FDA Grants Priority Review to Avelumab for Metastatic Merkel Cell Carcinoma Treatment

FDA Grants Priority Review to Avelumab for Metastatic Merkel Cell Carcinoma Treatment

The U.S. Food and Drug Administration (FDA) has accepted for Priority Review the investigational anti-PD-L1 avelumab for the treatment of metastatic Merkel cell carcinoma (MCC).

The Priority Review status, which is granted to drugs that may provide significant improvements in  treatment, or may offer treatment where no adequate treatment exists, will decrease the FDA’s review time from 10 months to six months from the day of filing. If approved, avelumab will become the first treatment approved for metastatic MCC.

“We are pleased the FDA has granted a Priority Review designation for avelumab,” said Luciano Rossetti, MD, executive vice president, Global Head of Research & Development at the biopharma business of Merck KGaA, Darmstadt, Germany, said in a press release. “There are currently no approved treatment options for metastatic MCC, and we are committed to working with the FDA to potentially bring the first approved cancer immunotherapy to patients with this aggressive disease,” said Rossetti, whose company operates in the U.S. and Canada as EMD Serono.

Merkel cell carcinoma is a rare and aggressive skin cancer that affects about 1,500 patients each year in the U.S., according to estimates from the American Cancer Society. In relatively low-risk MCC tumors, surgery alone, or surgery combined with radiotherapy, can be sufficient, but in patients with more advanced disease, there is a clear lack of treatment options.

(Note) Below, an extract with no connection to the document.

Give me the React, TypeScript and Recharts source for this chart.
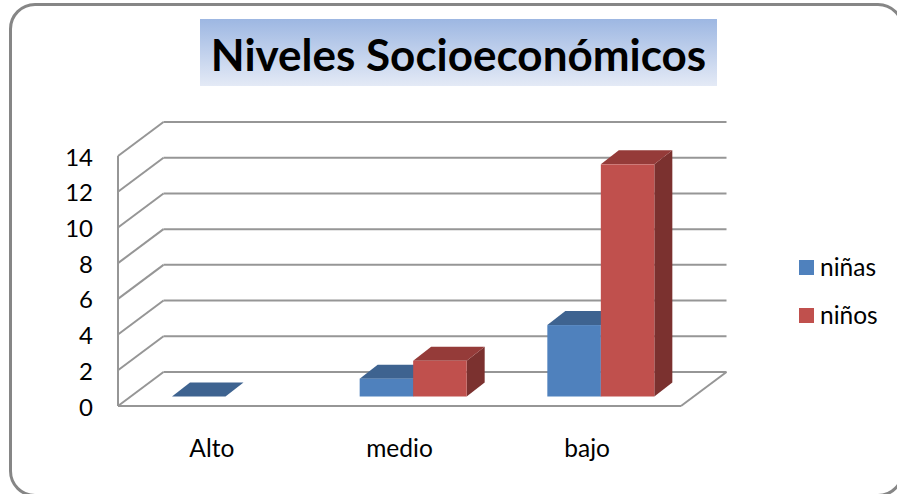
import React from 'react';
import { ComposedChart, Bar, XAxis, YAxis, CartesianGrid, Legend } from 'recharts';

const categories = ['Alto', 'medio', 'bajo'];
const ninas = [0, 1, 4];
const ninos = [0, 2, 13];
const yTicks = [0, 2, 4, 6, 8, 10, 12, 14];
const titleText = 'Niveles Socioeconómicos';

const data = categories.map((name, i) => ({ name, niñas: ninas[i], niños: ninos[i] }));

const FONT = 'Lato, "Open Sans", sans-serif';
const WALL_DX = 45.5;
const WALL_DY = -34;
const BAR_SHIFT_X = 14;
const BAR_SHIFT_Y = -9.5;
const BAR_DX = 18;
const BAR_DY = -14;
const GRID = '#969696';

const makeBar = (front: string, top: string, side: string) => (props: any) => {
  const { x, y, width, height, value } = props;
  const v = Array.isArray(value) ? value[1] - value[0] : value;
  const l = x + BAR_SHIFT_X;
  const t = y + BAR_SHIFT_Y;
  const r = l + width;
  const b = t + height;
  if (!v) {
    // a zero-height bar only shows when it belongs to the first series
    if (top !== '#3E6390') return <g />;
    return (
      <polygon
        points={`${l},${b} ${r},${b} ${r + BAR_DX},${b + BAR_DY} ${l + BAR_DX},${b + BAR_DY}`}
        fill={top}
      />
    );
  }
  return (
    <g>
      <polygon points={`${r},${t} ${r + BAR_DX},${t + BAR_DY} ${r + BAR_DX},${b + BAR_DY} ${r},${b}`} fill={side} />
      <polygon points={`${l},${t} ${r},${t} ${r + BAR_DX},${t + BAR_DY} ${l + BAR_DX},${t + BAR_DY}`} fill={top} />
      <rect x={l} y={t} width={width} height={height} fill={front} />
    </g>
  );
};

const blueBar = makeBar('#4F81BD', '#3E6390', '#34557E');
const redBar = makeBar('#C0504D', '#953B39', '#7B312F');

const gridLine = (props: any) => {
  const { x1, x2, y1, index } = props;
  const isFloor = index === 0;
  const stroke = { stroke: GRID, strokeWidth: 2 };
  return (
    <g key={`g-${y1}`}>
      <line x1={x1} y1={y1} x2={x1 + WALL_DX} y2={y1 + WALL_DY} {...stroke} />
      <line x1={x1 + WALL_DX} y1={y1 + WALL_DY} x2={x2 + WALL_DX} y2={y1 + WALL_DY} {...stroke} />
      {isFloor ? <line x1={x2} y1={y1} x2={x2 + WALL_DX} y2={y1 + WALL_DY} {...stroke} /> : null}
    </g>
  );
};

const LegendBody = (props: any) => (
  <div>
    {props.payload.map((p: any) => (
      <div key={p.value} style={{ display: 'flex', alignItems: 'center', height: 48 }}>
        <span style={{ width: 15, height: 15, background: p.color, marginRight: 6 }} />
        <span style={{ fontFamily: FONT, fontSize: 24.5, color: '#000', position: 'relative', top: -1 }}>{p.value}</span>
      </div>
    ))}
  </div>
);

export default function App() {
  return (
    <div style={{ position: 'fixed', left: 0, top: 0, width: 897, height: 494, background: '#fff', overflow: 'hidden' }}>
      <div
        style={{
          position: 'absolute', left: 9, top: 3, width: 895, height: 494, boxSizing: 'border-box',
          border: '3px solid #868686', borderRadius: 26,
        }}
      />
      <div
        style={{
          position: 'absolute', left: 200, top: 19, width: 517, height: 67,
          background: 'linear-gradient(180deg, #9DB7E2 0%, #E4EAF6 100%)',
          fontFamily: FONT, fontWeight: 700, fontSize: 44, lineHeight: '70px', textAlign: 'center', color: '#000',
          whiteSpace: 'nowrap',
        }}
      >
        {titleText}
      </div>
      <ComposedChart
        width={897}
        height={494}
        data={data}
        style={{ position: 'absolute', left: 0, top: 0 }}
        margin={{ top: 156, right: 126, bottom: 0, left: 0 }}
        barGap={0}
        barCategoryGap="43%"
      >
        <CartesianGrid vertical={false} horizontal={gridLine as any} stroke={GRID} />
        <XAxis
          dataKey="name"
          height={88}
          axisLine={{ stroke: GRID, strokeWidth: 2 }}
          tickLine={false}
          tick={{ fontFamily: FONT, fontSize: 24.5, fill: '#000' }}
          tickMargin={28}
          interval={0}
        />
        <YAxis
          width={118}
          domain={[0, 14]}
          ticks={yTicks}
          interval={0}
          axisLine={{ stroke: GRID, strokeWidth: 2 }}
          tickLine={false}
          tick={{ fontFamily: FONT, fontSize: 24, fill: '#000', dy: 1 }}
          tickMargin={19}
        />
        <Legend
          layout="vertical"
          align="right"
          verticalAlign="top"
          content={<LegendBody />}
          wrapperStyle={{ position: 'absolute', left: 799, top: 243, width: 90 }}
        />
        <Bar dataKey="niñas" fill="#4F81BD" barSize={53.5} shape={blueBar} isAnimationActive={false} />
        <Bar dataKey="niños" fill="#C0504D" barSize={53.5} shape={redBar} isAnimationActive={false} />
      </ComposedChart>
    </div>
  );
}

“Metastatic Merkel cell carcinoma is an aggressive disease, and patients face a very poor prognosis, with less than 20 percent surviving beyond five years,” said Chris Boshoff, MD, PhD, senior vice president and head of Immuno-oncology, Early Development and Translational Oncology, Pfizer Global Product Development. “We are encouraged by the results of our Phase II trial and believe avelumab may have potential to be an important treatment option for patients living with this hard-to-treat skin cancer,” Bomhoff said.

The FDA’s Priority Review was based on data from the single-arm, open-label, multi-center Phase 2 JAVELIN Merkel 200 trial (NCT02155647), which was designed to assess the safety and efficacy of avelumab (10 mg/kg every two weeks) in patients with metastatic MCC.

Data presented in June 2016 at the Annual Meeting of the American Society of Clinical Oncology (ASCO), revealed that a subgroup of 61 MCC patients who were unresponsive to prior therapies had an overall response rate of 32%, including six complete responses, 12 partial responses, and seven patients with stable disease.

A study later published in The Lancet Oncology, also provided further insights on avelumab’s safety and effectiveness in the JAVELIN Merkel 200 trial. Among the 88 patients included in the study, 28 (31.8%) were deemed to respond to therapy, with 23 still showing an ongoing response at the time of data cut-off (median follow-up of 10.4 months).

Avemulab already had received FDA Orphan Drug Designation for MCC, as well as Breakthrough Therapy and Fast Track Designations for metastatic MCC.